One night George left me on watch with a full jib and mainsail. The winds were 15-20 knots and he wanted to maximize the speed of the boat. I worried about having to reef (shorten) the sails, which George and I had practiced multiple times prior to our departure, but I had never done completely on my own in the dark. With winds building to over 25 knots, I knew the time had come to practice what he had taught me. I let out the main sail until it was luffing, and then lowered the sail and brought in the reef line. This was a noisy, chaotic process and I worried I wasn’t doing it properly. I used a headlamp to see Sharpie marks on the lines to indicate how far to bring them in on the winch and after completing the reefing, I was convinced I hadn’t brought the lines in far enough.
After agonizing for 30 minutes, I finally went below to wake George to check the sails. He was in a deep sleep and wouldn’t wake up.

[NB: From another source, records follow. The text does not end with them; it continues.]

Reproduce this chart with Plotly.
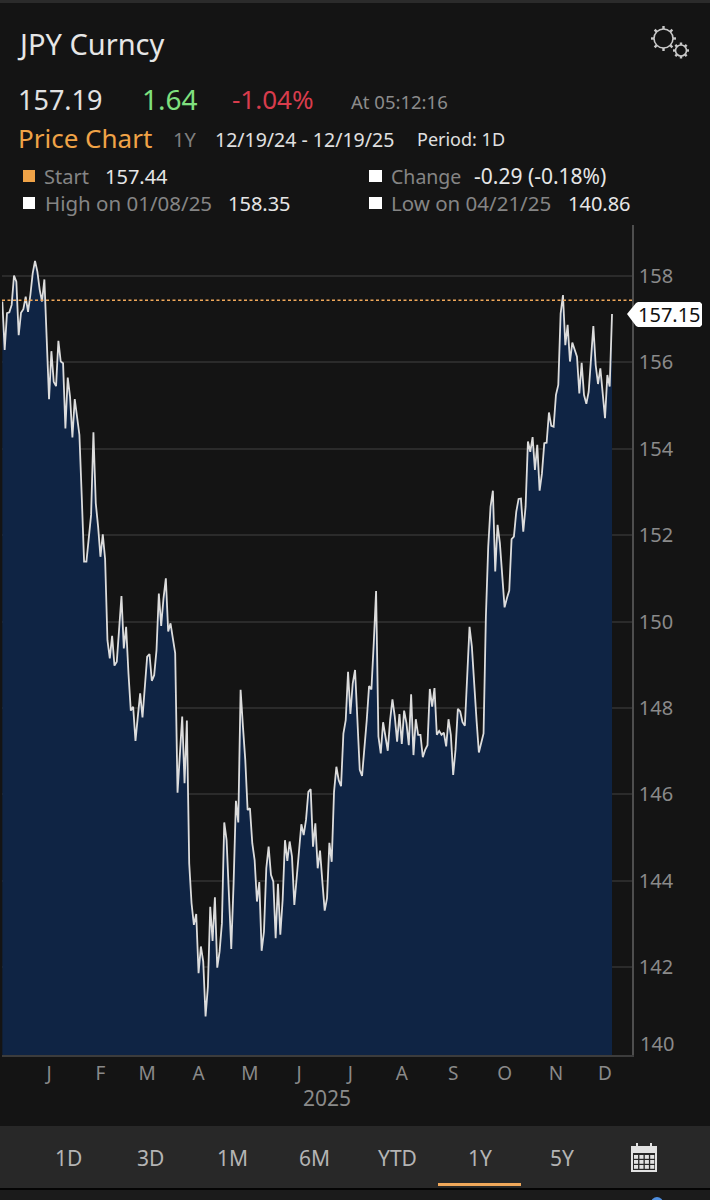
import math
import pandas as pd
import plotly.graph_objects as go

# ---------- data ----------
trading_days = pd.bdate_range("2024-12-19", "2025-12-19").strftime("%Y-%m-%d").tolist()
price_close = [
    157.41, 156.29, 157.14, 157.16, 157.33, 158.01, 157.87, 156.63, 157.15, 157.23,
    157.52, 157.17, 157.56, 158.06, 158.35, 158.10, 157.68, 157.41, 157.92, 156.52,
    155.15, 156.26, 155.55, 155.45, 156.50, 156.02, 155.98, 154.47, 155.65, 155.20,
    154.26, 155.15, 154.74, 154.32, 152.89, 151.39, 151.39, 151.89, 152.47, 154.38,
    152.74, 152.20, 151.50, 152.02, 151.45, 149.57, 149.15, 149.67, 148.98, 149.07,
    149.81, 150.59, 149.38, 149.88, 148.80, 147.94, 148.03, 147.24, 147.80, 148.34,
    147.78, 148.57, 149.19, 149.25, 148.63, 148.76, 149.34, 150.65, 149.90, 150.54,
    151.00, 149.77, 149.96, 149.61, 149.27, 146.04, 146.87, 147.80, 146.26, 147.71,
    144.40, 143.48, 142.98, 143.23, 141.86, 142.48, 142.13, 140.86, 141.55, 143.40,
    142.61, 143.62, 141.99, 142.36, 143.02, 145.35, 144.94, 143.56, 142.42, 143.94,
    145.85, 145.35, 148.42, 147.57, 146.80, 145.64, 145.68, 144.87, 144.48, 143.52,
    143.97, 142.38, 142.82, 144.29, 144.79, 144.14, 143.98, 142.67, 143.93, 142.75,
    143.56, 144.94, 144.46, 144.91, 144.56, 143.44, 144.10, 144.71, 145.31, 145.06,
    145.41, 146.06, 146.12, 144.79, 145.33, 144.29, 144.70, 143.98, 143.31, 143.60,
    144.88, 144.44, 146.06, 146.64, 146.33, 146.19, 147.41, 147.72, 148.84, 147.86,
    148.57, 148.88, 147.57, 146.57, 146.43, 147.03, 147.72, 148.51, 148.43, 149.50,
    150.71, 147.34, 146.95, 147.67, 147.34, 147.01, 147.72, 148.20, 147.80, 147.22,
    147.86, 147.17, 147.94, 147.65, 147.14, 148.32, 146.91, 147.74, 147.38, 147.38,
    146.86, 147.03, 147.14, 148.44, 148.03, 148.46, 147.38, 147.47, 147.38, 147.43,
    147.11, 147.74, 147.38, 146.45, 147.03, 147.98, 147.92, 147.67, 147.59, 148.88,
    149.88, 149.42, 148.49, 147.72, 146.97, 147.20, 147.41, 150.11, 151.73, 152.66,
    153.03, 151.16, 152.24, 151.81, 150.96, 150.33, 150.54, 150.72, 151.91, 151.97,
    152.54, 152.84, 152.85, 152.08, 152.66, 154.17, 153.93, 154.27, 153.51, 154.09,
    153.03, 153.43, 154.13, 154.14, 154.84, 154.53, 154.51, 155.25, 155.48, 157.13,
    157.56, 156.40, 156.87, 156.02, 156.46, 156.29, 156.13, 155.28, 155.99, 155.25,
    155.04, 155.32, 156.05, 156.84, 155.94, 155.50, 155.86, 155.21, 154.71, 155.71,
    155.44, 157.12,
]
start_value = 157.44
last_label = "157.15"
y_ticks = [142, 144, 146, 148, 150, 152, 154, 156, 158]
month_ticks = ["2025-01-16", "2025-02-17", "2025-03-17", "2025-04-16", "2025-05-16", "2025-06-16",
               "2025-07-16", "2025-08-15", "2025-09-16", "2025-10-16", "2025-11-17", "2025-12-16"]
month_labels = ["J", "F", "M", "A", "M", "J", "J", "A", "S", "O", "N", "D"]
range_buttons = ["1D", "3D", "1M", "6M", "YTD", "1Y", "5Y"]

# ---------- page geometry ----------
W, H = 710, 1200
FONT = "Noto Sans"
BG = "#141414"
PL, PR, PT, PB = 2, 632, 225, 1055
X0_PX, DX_PX = 2.33, 2.336
px = lambda x: x / W
py = lambda y: 1 - y / H

shapes, notes = [], []


def text(t, x, y, size, color, anchor="left"):
    notes.append(dict(text=t, x=px(x), y=py(y), xref="paper", yref="paper", showarrow=False,
                      xanchor=anchor, yanchor="middle", borderpad=0, borderwidth=0,
                      font=dict(family=FONT, size=size, color=color)))


def rect(x0, y0, x1, y1, fill, layer="above"):
    shapes.append(dict(type="rect", xref="paper", yref="paper", x0=px(x0), x1=px(x1), y0=py(y0), y1=py(y1),
                       fillcolor=fill, line=dict(width=0), layer=layer))


def poly(points, fill="rgba(0,0,0,0)", line=None, width=0):
    d = "M " + " L ".join(f"{px(a):.5f} {py(b):.5f}" for a, b in points) + " Z"
    shapes.append(dict(type="path", xref="paper", yref="paper", path=d, fillcolor=fill,
                       line=dict(color=line or fill, width=width), layer="above"))


def gear(cx, cy, r_ring, r_tooth, teeth, color):
    shapes.append(dict(type="circle", xref="paper", yref="paper", x0=px(cx - r_ring), x1=px(cx + r_ring),
                       y0=py(cy - r_ring), y1=py(cy + r_ring), fillcolor="rgba(0,0,0,0)",
                       line=dict(color=color, width=1.6), layer="above"))
    for k in range(teeth):
        a = k * 2 * math.pi / teeth
        shapes.append(dict(type="line", xref="paper", yref="paper",
                           x0=px(cx + r_ring * math.cos(a)), y0=py(cy + r_ring * math.sin(a)),
                           x1=px(cx + r_tooth * math.cos(a)), y1=py(cy + r_tooth * math.sin(a)),
                           line=dict(color=color, width=2.4), layer="above"))


# ---------- page chrome ----------
rect(0, 0, W, 3, "#2b2b2b", "below")
rect(0, 1126, W, 1188, "#282828", "below")
rect(0, 1188, W, 1190, "#050505", "below")
rect(0, 1190, W, H, "#1b1b1b", "below")
shapes.append(dict(type="circle", xref="paper", yref="paper", x0=px(651), x1=px(663), y0=py(1197), y1=py(1209),
                   fillcolor="#4f8fe0", line=dict(width=0), layer="above"))

# header
text("JPY Curncy", 17, 43, 29, "#e6e6e6")
text("157.19", 18, 99, 27, "#e2e2e2")
text("1.64", 142, 99, 28, "#7fe07f")
text("-1.04%", 232, 99, 26, "#d83c4c")
text("At 05:12:16", 351, 102, 18.5, "#8c8c8c")
text("Price Chart", 18, 138, 26, "#f0a347")
text("1Y", 173, 139, 20, "#808080")
text("12/19/24 - 12/19/25", 215, 139, 19.5, "#e0e0e0")
text("Period: 1D", 417, 139, 18, "#e0e0e0")

rect(23, 170, 35, 182, "#f0a347")
text("Start", 44, 176, 20, "#858585")
text("157.44", 105, 176, 20, "#e6e6e6")
rect(369, 170, 382, 182, "#ffffff")
text("Change", 391, 176, 19.5, "#858585")
text("-0.29 (-0.18%)", 474, 176, 21, "#e6e6e6")
rect(23, 197, 35, 209, "#ffffff")
text("High on 01/08/25", 45, 203, 20.5, "#858585")
text("158.35", 228, 203, 20, "#e6e6e6")
rect(369, 197, 382, 209, "#ffffff")
text("Low on 04/21/25", 391, 203, 20.5, "#858585")
text("140.86", 568, 203, 20, "#e6e6e6")

gear(663.5, 38.5, 9.5, 12.5, 8, "#c8c8c8")
gear(681, 50.5, 5.5, 8, 8, "#c8c8c8")

# chart extras
text("140", 640, 1043, 20, "#8a8a8a")
text("2025", 327, 1098, 21, "#8a8a8a", "center")
shapes.append(dict(type="line", xref="paper", yref="y", x0=px(PL), x1=px(PR), y0=start_value, y1=start_value,
                   line=dict(color="#f0a85a", width=1.5, dash="3px,2.5px"), layer="above"))
poly([(627, 314), (636, 303), (638, 302), (700, 302), (702, 304), (702, 325), (700, 327), (638, 327), (636, 326)],
     fill="#ffffff")
text(last_label, 638, 314.5, 20, "#101010")

# footer
for label, cx in zip(range_buttons, [68, 150, 232, 314, 397, 480, 562]):
    text(label, cx, 1158, 21, "#b4b4b4", "center")
rect(438, 1183, 521, 1186, "#f0a85a")

# calendar icon
rect(631, 1146, 657, 1172, "#e2e2e2")
rect(636, 1143, 638, 1148, "#e2e2e2")
rect(650, 1143, 652, 1148, "#e2e2e2")
rect(633, 1153, 655, 1170, "#282828")
for col in range(4):
    for row in range(3):
        x = 634 + col * 5.4
        y = 1155 + row * 5
        rect(x, y, x + 4.1, y + 3.8, "#e2e2e2")

# ---------- figure ----------
fig = go.Figure()
fig.add_trace(go.Scatter(x=trading_days, y=price_close, mode="lines", fill="tozeroy",
                         fillcolor="#0f2444", line=dict(color="#dcdcdc", width=1.8),
                         hoverinfo="skip", showlegend=False))
i_left = (PL - X0_PX) / DX_PX
i_right = (PR - X0_PX) / DX_PX
ppu = 43.2  # pixels per yen
y_hi = 158 + (276 - PT) / ppu
y_lo = 158 - (PB - 276) / ppu
fig.update_layout(
    width=W, height=H, margin=dict(l=0, r=0, t=0, b=0), autosize=False,
    paper_bgcolor=BG, plot_bgcolor=BG, font=dict(family=FONT),
    shapes=shapes, annotations=notes, showlegend=False,
    xaxis=dict(type="category", domain=[px(PL), px(PR)], range=[i_left, i_right], showgrid=False, zeroline=False,
               showline=True, linecolor="#3c3c3c", linewidth=2,
               tickmode="array", tickvals=month_ticks, ticktext=month_labels,
               ticks="", tickfont=dict(family=FONT, size=19, color="#8a8a8a"), tickangle=0),
    yaxis=dict(domain=[py(PB), py(PT)], range=[y_lo, y_hi], side="right", showgrid=True, gridcolor="#2b2b2b",
               gridwidth=1.5, zeroline=False, showline=True, linecolor="#4e4e4e", linewidth=1.5,
               tickmode="array", tickvals=y_ticks, ticktext=[str(v) for v in y_ticks],
               ticks="outside", ticklen=1, tickcolor="rgba(0,0,0,0)",
               tickfont=dict(family=FONT, size=20, color="#8a8a8a")),
)
fig.write_html("out.html", config=dict(displayModeBar=False),
               post_script="document.body.style.margin='0';document.body.style.background='#141414';")
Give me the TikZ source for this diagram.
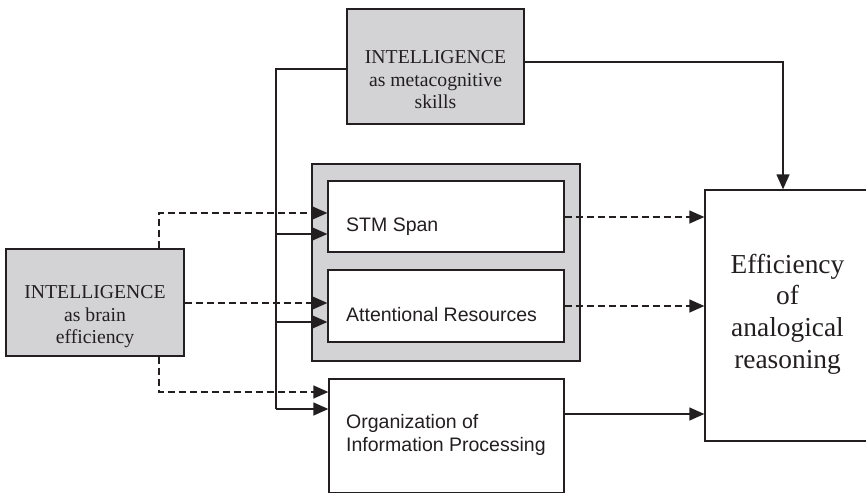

I went back up and stressed further, worrying that if I brought the lines in tighter, I might break something. I went down below again and shook George, calling his name and again, he wouldn’t wake up. Convinced he needed his sleep, I again went up and tried to relax with some deep breaths, seeing that the boat was maintaining 8 knots of speed and not heeling too much.
After another 30 minutes, I decided I had better get George to confirm that all was well and I went back down, determined to wake him. This time I had success and he stumbled up, looked at the sails and said they were fine and returned to his bunk. Three hours later he came up on watch and stepped me through the proper way to reef, as the sun was just beginning to light up the sky. I had done it all properly but should have brought the lines in further and he reassured me that I could see the markings where the lines were supposed to be.
Days 4 and 5 brought larger swells but still small by George’s standards. With a 1-2 knot current in our favor, we were logging more miles than I had anticipated. George calculated we would arrive in Bermuda on Day 5 around 1 pm. I took the 10 pm – 3 am watch on the last night, feeling grateful that we would be in port the next day. When I went down to my bunk, I felt a sense of accomplishment that I had completed my first major blue water passage. I reflected on the gorgeous sunsets and sunrises and the starry nights I had witnessed. I was glad to be completing this part of the passage and looking forward to some rest and relaxation. Little did I know we would have plenty of time for rest after spending close to two weeks in quarantine unable to leave the boat, anchored in Bermuda waiting for a weather window to Newport.